Proving Compactness of Sets Using Open Covers

[Frillth]

Homework Statement

Suppose X ⊂ R^n is a compact set, and U_1, U_2, U3, ... ⊂ R^n are open sets whose union contains X. Prove that for some n ∈ N (the natural numbers) we have X ⊂ U_1 ∪ ... ∪ U_n.

Homework Equations

A set is called compact if it is both closed and bounded.

The Attempt at a Solution

This problem seems trivial to me. If, as stated in the problem, U_1, U_2, U3, ... ⊂ R^n are open sets whose union contains X, does that mean that for some n we have X ⊂ U_1 ∪ ... ∪ U_n? I don't understand how there is anything to prove here. Any help would be appreciated.

 

[d_leet]

You have an infinite union of open sets which cover some compact set X, you wish to show that finitely many of them suffice to cover X.

 

[Frillth]

Ah, ok. That makes a lot more sense. Would this proof suffice?
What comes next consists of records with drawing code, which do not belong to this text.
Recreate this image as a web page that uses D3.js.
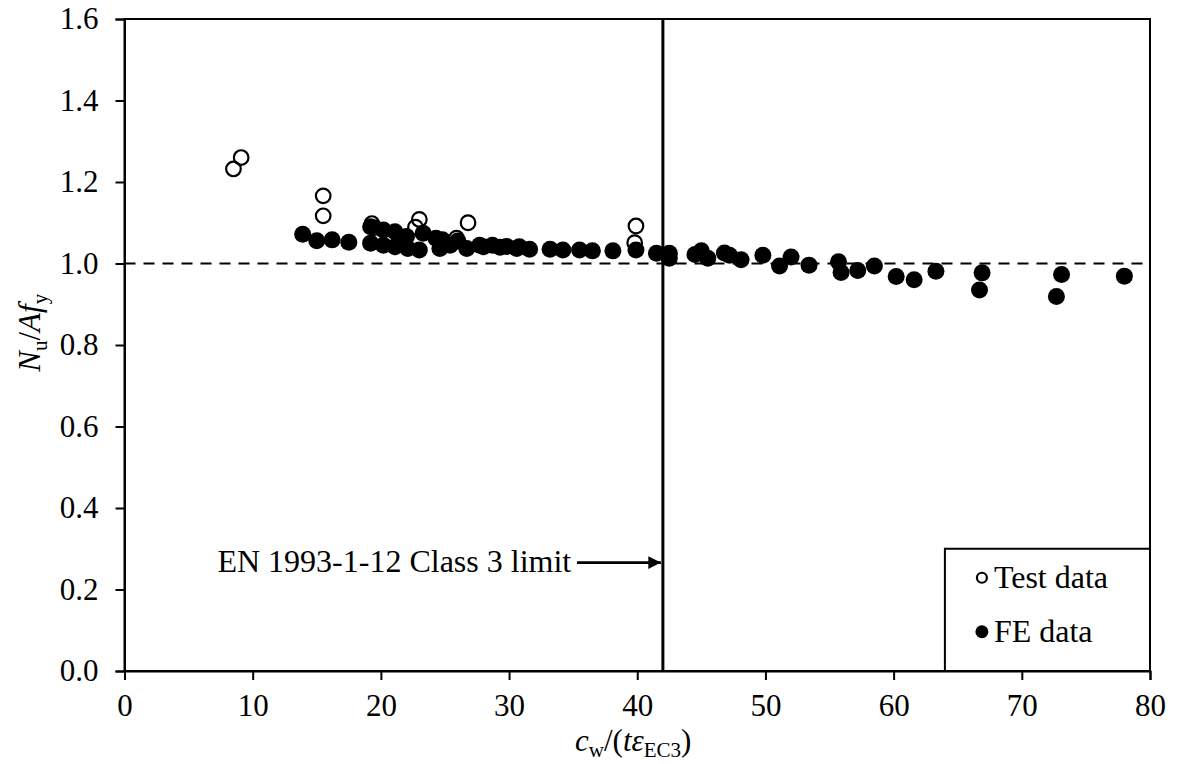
<!DOCTYPE html>
<html>
<head>
<meta charset="utf-8">
<script src="https://cdn.jsdelivr.net/npm/d3@7"></script>
<style>
    body { margin: 0; background: #fff; }
    text { font-family: "Liberation Serif", "Times New Roman", serif; fill: #000; }
</style>
</head>
<body>
<div id="chart"></div>
<script>
// Test data (open circles)
const testX = [8.5, 9.1, 15.5, 15.5, 19.3, 19.5, 22.7, 23.0, 25.9, 26.8, 39.8, 39.9];
const testY = [1.232, 1.260, 1.166, 1.117, 1.098, 1.088, 1.089, 1.108, 1.062, 1.100, 1.051, 1.092];

// FE data (filled circles)
const feX = [13.9, 15.0, 16.2, 17.5, 19.2, 19.2, 20.2, 20.2, 21.1, 21.1,
    22.0, 22.1, 23.3, 23.0, 24.3, 24.6, 24.8, 25.4, 26.0, 26.7,
    27.7, 28.0, 28.7, 29.3, 29.8, 30.6, 30.8, 31.6, 33.2, 34.2,
    35.5, 36.5, 38.1, 39.9, 41.5, 42.5, 42.5, 44.5, 45.0, 45.5,
    46.8, 47.2, 48.1, 49.8, 51.1, 52.0, 53.4, 55.7, 55.9, 57.2,
    58.5, 60.2, 61.6, 63.3, 66.9, 66.7, 73.1, 72.7, 78.0];
const feY = [1.072, 1.056, 1.058, 1.052, 1.090, 1.050, 1.082, 1.045, 1.078, 1.041,
    1.066, 1.037, 1.074, 1.033, 1.062, 1.037, 1.058, 1.045, 1.055, 1.037,
    1.045, 1.041, 1.045, 1.040, 1.042, 1.037, 1.041, 1.035, 1.035, 1.033,
    1.033, 1.031, 1.031, 1.033, 1.025, 1.025, 1.013, 1.022, 1.031, 1.013,
    1.026, 1.020, 1.009, 1.020, 0.994, 1.016, 0.996, 1.004, 0.978, 0.983,
    0.994, 0.968, 0.960, 0.981, 0.977, 0.935, 0.973, 0.919, 0.969];

const xTicks = [0, 10, 20, 30, 40, 50, 60, 70, 80];
const yTicks = [0.0, 0.2, 0.4, 0.6, 0.8, 1.0, 1.2, 1.4, 1.6];
const classLimit = 42;
const refLine = 1.0;
const limitLabel = "EN 1993-1-12 Class 3 limit";
const legendLabels = ["Test data", "FE data"];

const W = 1178, H = 764;
const margin = { top: 19, right: 28, bottom: 93, left: 124.5 };
const width = W - margin.left - margin.right;
const height = H - margin.top - margin.bottom;
const FS = 31;
const FS2 = 32;

const svg = d3.select("#chart").append("svg")
    .attr("width", W)
    .attr("height", H);

const g = svg.append("g")
    .attr("transform", `translate(${margin.left},${margin.top})`);

const x = d3.scaleLinear().domain([0, 80]).range([0, width]);
const y = d3.scaleLinear().domain([0, 1.6]).range([height, 0]);

// plot frame
g.append("rect")
    .attr("width", width)
    .attr("height", height)
    .attr("fill", "none")
    .attr("stroke", "#000")
    .attr("stroke-width", 2);

// axes
const xAxis = g.append("g")
    .attr("transform", `translate(0,${height})`)
    .call(d3.axisBottom(x).tickValues(xTicks).tickSize(9).tickPadding(14).tickFormat(d3.format("d")));
const yAxis = g.append("g")
    .call(d3.axisLeft(y).tickValues(yTicks).tickSize(9).tickPadding(17).tickFormat(d3.format(".1f")));

[xAxis, yAxis].forEach(a => {
    a.select(".domain").attr("stroke-width", 2);
    a.selectAll(".tick line").attr("stroke-width", 2);
    a.selectAll("text")
        .style("font-family", '"Liberation Serif", serif')
        .style("font-size", FS + "px")
        .attr("fill", "#000");
});

// dashed reference line at 1.0
g.append("line")
    .attr("x1", x(0)).attr("x2", x(80))
    .attr("y1", y(refLine)).attr("y2", y(refLine))
    .attr("stroke", "#000")
    .attr("stroke-width", 2)
    .attr("stroke-dasharray", "11 8");

// class 3 limit line
g.append("line")
    .attr("x1", x(classLimit)).attr("x2", x(classLimit))
    .attr("y1", 0).attr("y2", height)
    .attr("stroke", "#000")
    .attr("stroke-width", 3);

// FE points
g.selectAll(".fe")
    .data(feX.map((d, i) => [d, feY[i]]))
    .join("circle")
    .attr("class", "fe")
    .attr("cx", d => x(d[0]))
    .attr("cy", d => y(d[1]))
    .attr("r", 8.5)
    .attr("fill", "#000");

// test points
g.selectAll(".test")
    .data(testX.map((d, i) => [d, testY[i]]))
    .join("circle")
    .attr("class", "test")
    .attr("cx", d => x(d[0]))
    .attr("cy", d => y(d[1]))
    .attr("r", 7.3)
    .attr("fill", "none")
    .attr("stroke", "#000")
    .attr("stroke-width", 2.2);

// annotation + arrow
svg.append("defs").append("marker")
    .attr("id", "arrow")
    .attr("viewBox", "0 0 10 10")
    .attr("refX", 10).attr("refY", 5)
    .attr("markerWidth", 5).attr("markerHeight", 4.5)
    .attr("markerUnits", "strokeWidth")
    .attr("orient", "auto")
    .append("path")
    .attr("d", "M0,0L10,5L0,10Z")
    .attr("fill", "#000");

const annY = y(0.266);
g.append("line")
    .attr("x1", x(35.3)).attr("x2", x(classLimit) - 2)
    .attr("y1", annY).attr("y2", annY)
    .attr("stroke", "#000")
    .attr("stroke-width", 2.8)
    .attr("marker-end", "url(#arrow)");

g.append("text")
    .attr("x", x(34.85))
    .attr("y", annY + 9)
    .attr("text-anchor", "end")
    .style("font-size", FS2 + "px")
    .text(limitLabel);

// legend
const lg = g.append("g")
    .attr("transform", `translate(${x(64)},${y(0.3)})`);
lg.append("rect")
    .attr("width", x(80) - x(64))
    .attr("height", height - y(0.3))
    .attr("fill", "#fff")
    .attr("stroke", "#000")
    .attr("stroke-width", 2);

const legendRows = lg.selectAll(".legend-item")
    .data(legendLabels)
    .join("g")
    .attr("class", "legend-item")
    .attr("transform", (d, i) => `translate(37,${29 + i * 54})`);

legendRows.append("circle")
    .attr("r", d => d === "FE data" ? 6.5 : 5)
    .attr("fill", d => d === "FE data" ? "#000" : "#fff")
    .attr("stroke", "#000")
    .attr("stroke-width", d => d === "FE data" ? 0 : 2.2);

legendRows.append("text")
    .attr("x", 12)
    .attr("y", 10)
    .style("font-size", FS2 + "px")
    .text(d => d);

// y axis title: N_u / A f_y
const yTitle = svg.append("text")
    .attr("transform", `translate(40,${margin.top + y(0.83)}) rotate(-90)`)
    .attr("text-anchor", "middle")
    .style("font-size", FS + "px");
yTitle.append("tspan").style("font-style", "italic").text("N");
yTitle.append("tspan").attr("dy", 7).style("font-size", "21px").text("u");
yTitle.append("tspan").attr("dy", -7).text("/");
yTitle.append("tspan").style("font-style", "italic").text("Af");
yTitle.append("tspan").attr("dy", 7).style("font-size", "21px").text("y");

// x axis title: c_w / (t eps_EC3)
const xTitle = svg.append("text")
    .attr("x", margin.left + width / 2 - 4)
    .attr("y", 751)
    .attr("text-anchor", "middle")
    .style("font-size", FS + "px");
xTitle.append("tspan").style("font-style", "italic").text("c");
xTitle.append("tspan").attr("dy", 6).style("font-size", "21px").text("w");
xTitle.append("tspan").attr("dy", -6).text("/(");
xTitle.append("tspan").style("font-style", "italic").text("tε");
xTitle.append("tspan").attr("dy", 6).style("font-size", "21px").text("EC3");
xTitle.append("tspan").attr("dy", -6).text(")");
</script>
</body>
</html>
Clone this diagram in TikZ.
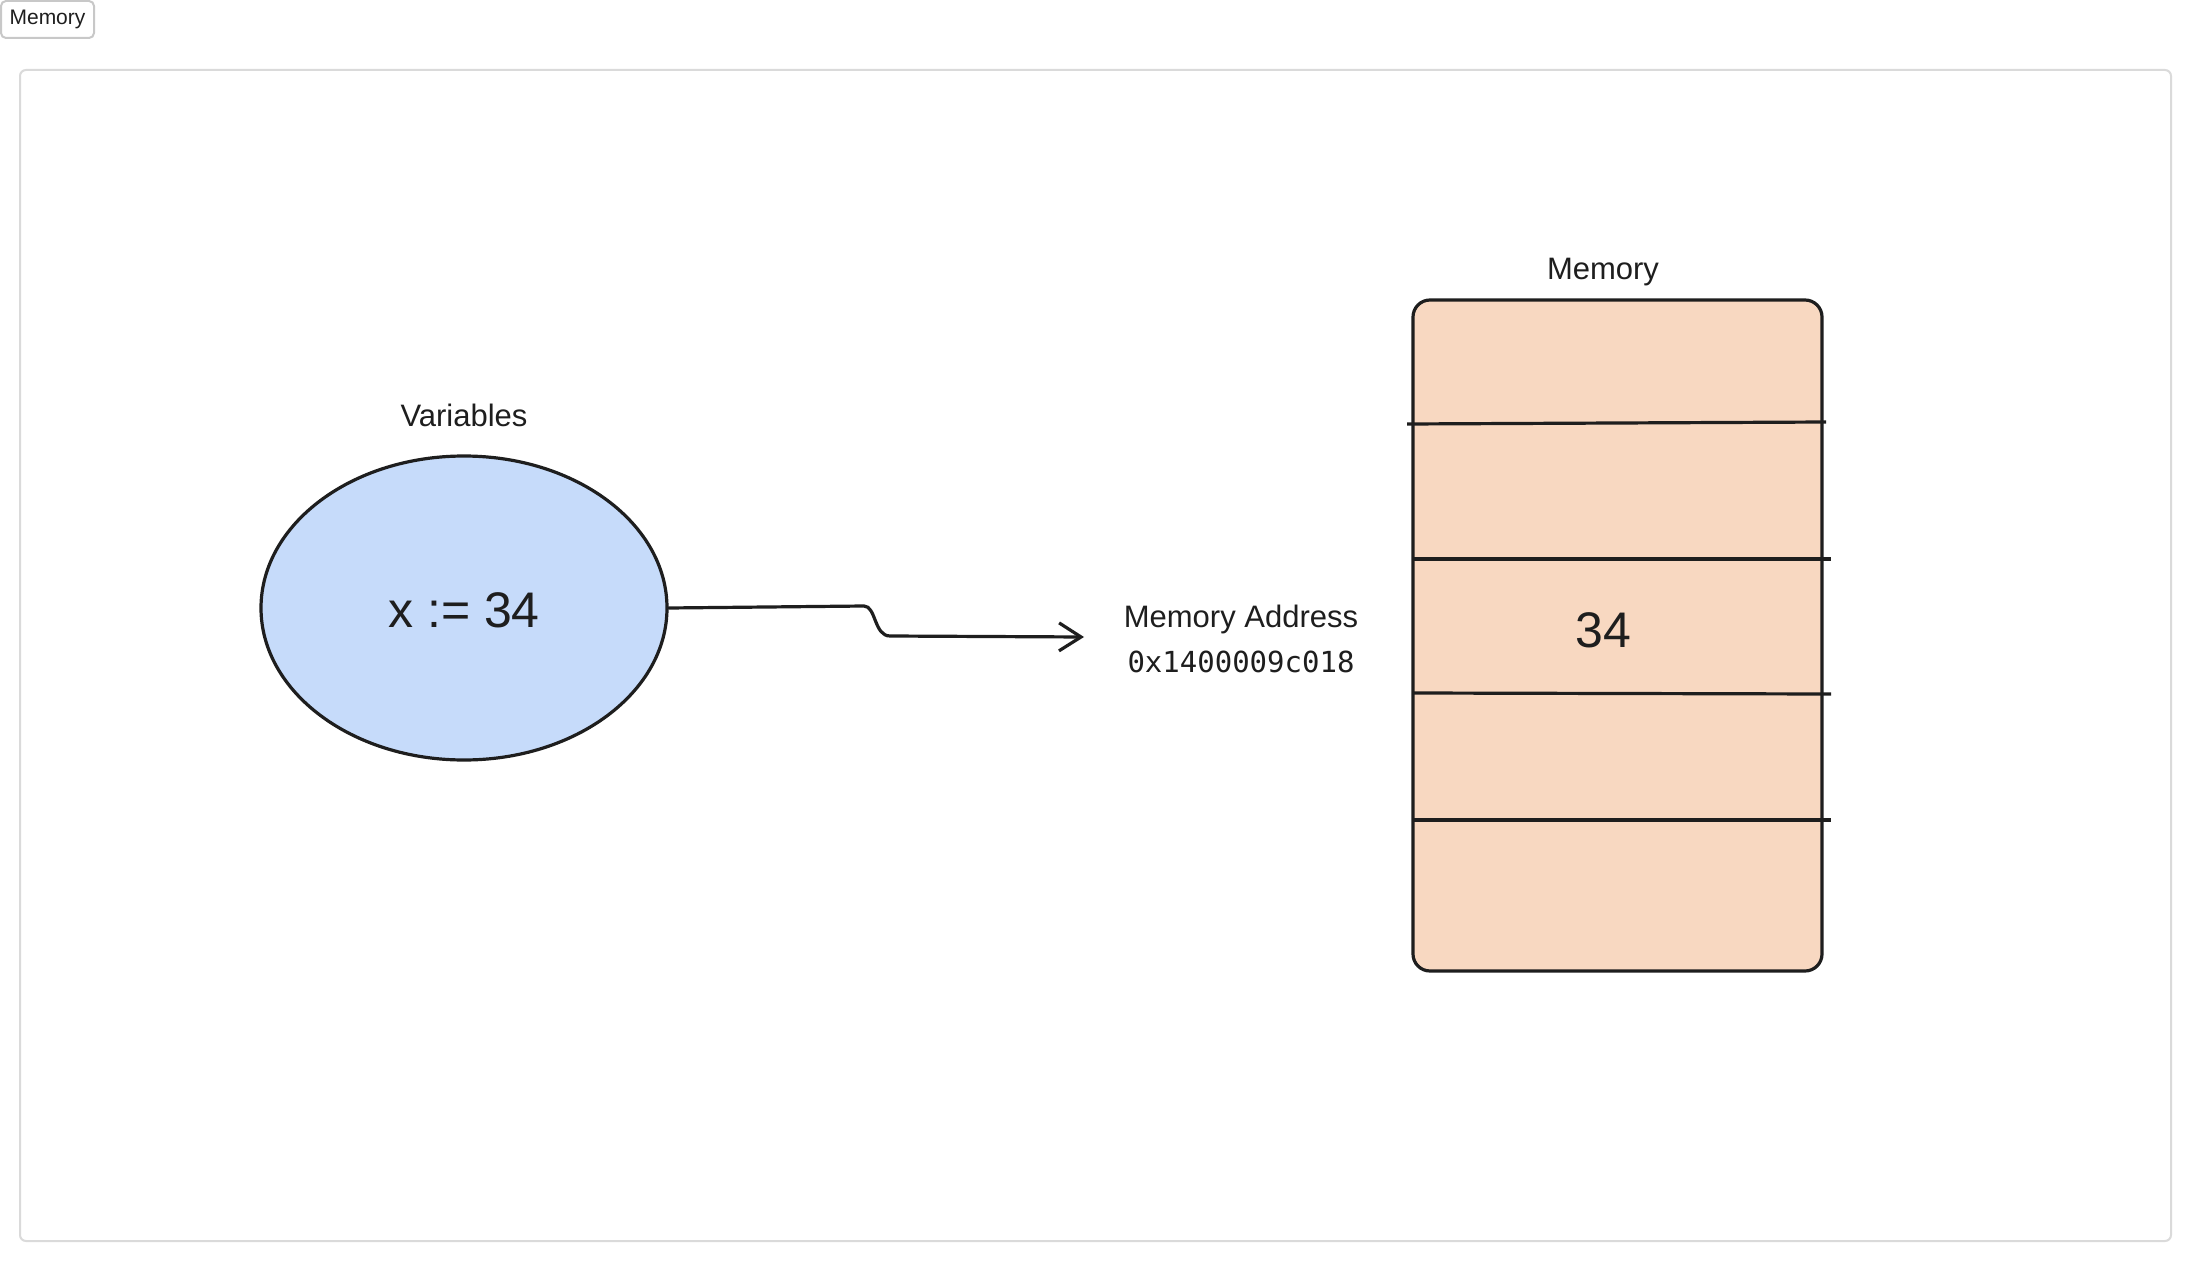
\documentclass[tikz,border=0pt]{standalone}
\usepackage{fontspec}
\setmainfont{Liberation Sans}
\newfontfamily\addrfont{DejaVu Sans Mono}
\usetikzlibrary{shapes.geometric,arrows.meta}
\definecolor{ink}{HTML}{1E1E1E}
\definecolor{varfill}{HTML}{C6DBFA}
\definecolor{memfill}{HTML}{F8D8C1}
\definecolor{framegray}{HTML}{DADADA}
\definecolor{btngray}{HTML}{C8C8C8}
\begin{document}
\begin{tikzpicture}[x=0.5pt,y=-0.5pt,
  sketch/.style={draw=ink, line width=1.6pt},
  lbl/.style={text=ink, font=\fontsize{15.5}{18}\selectfont, anchor=base, inner sep=0pt},
  big/.style={text=ink, font=\fontsize{25}{30}\selectfont, anchor=base, inner sep=0pt}]
\useasboundingbox (0,0) rectangle (2191,1263);
\fill[white] (0,0) rectangle (2191,1263);
% outer frame
\draw[framegray, line width=1pt, rounded corners=3pt] (20,70) rectangle (2171,1241);
% tab button
\node[draw=btngray, line width=1pt, rounded corners=2.5pt, minimum width=46.5pt, minimum height=18.5pt, inner sep=0pt, fill=white, text=ink, font=\fontsize{10.5}{12}\selectfont] (btn) at (47.5,19.5) {Memory};
% variables
\node[lbl] (varlbl) at (464,426) {Variables};
\node[ellipse, sketch, fill=varfill, minimum width=203pt, minimum height=152pt, inner sep=0pt] (var) at (464,608) {};
\node[big] (vartext) at (464,627) {x := 34};
% memory block
\node[lbl] (memlbl) at (1603,279) {Memory};
\node[sketch, fill=memfill, rounded corners=8.5pt, minimum width=204.5pt, minimum height=335.5pt, inner sep=0pt] (mem) at (1617.5,635.5) {};
\draw[sketch] (1407,424) -- (1826,422);
\draw[sketch] (1413,559) -- (1831,559);
\draw[sketch] (1413,693) -- (1831,694);
\draw[sketch] (1413,820) -- (1831,820);
\node[big] (val) at (1603,647) {34};
% address label
\node[lbl] (addr) at (1241,627) {Memory Address};
\node[lbl, font=\addrfont\fontsize{14.5}{17}\selectfont] (addrval) at (1241,672) {0x1400009c018};
% arrow
\coordinate (tip) at (1084,637);
\draw[sketch, line cap=round, -{Straight Barb[length=11pt,width=14pt]}] (var.east) -- (864,606) .. controls (876,606) and (874,636) .. (890,636) -- (tip);
\end{tikzpicture}
\end{document}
We will prove by contradiction. Assume that no finite number of the U's will contain all of X. Let x_k ∈ X be one such element that is cannot be contained in a finite number of the U's. But if x_k ∈ X, then it must be contained in at least one of U_1, U_2, U_3 ... So assume that x ∈ U_k. But if we adjoin U_k to our list of U's that earlier did not contain x_k, then it will still be finite and will now contain x_k. We can repeat this procedure for all x_k to show that the list of U's necessary to contain x_k must be finite.

Upon further review, I don't think that this can be right. If we have an infinite number of x_k's, then our set of U's would also be infinite...

 

[Frillth]

This makes intuitive sense to me, but I'm not sure if it would work as a proof:

Since each U is open, there is an open ball around each point in U. But an open ball must have some finite volume, and since the set X is compact, it can be contained by a ball around the origin, and it must thus have finite volume also. Since X has finite volume and each U has finite volume, there must be a finite number of U's that can completely contain X.

Can I use the term "Volume" to describe the space contained by a ball in R^n? Also, how can I make this intuitive proof rigorous?

 

[mutton]

each U has finite volume

You don't know this. The cylinder \{ (x, y, z) \in \mathbb{R}^3 \mid x^2 + y^2 < 1 \} is an example of an open set that doesn't have finite volume. There are just infinitely many of those "finite-volume" open balls.

You'll need to use the fact that X is closed (and bounded), because the condition given in the problem is equivalent to compactness in R^n.

 

[HallsofIvy]

By the way, not only is this not a "trivial" problem, it is not a problem in set theory: set theory does not include the concepts of "open", "closed", or "compact" sets. This is topology.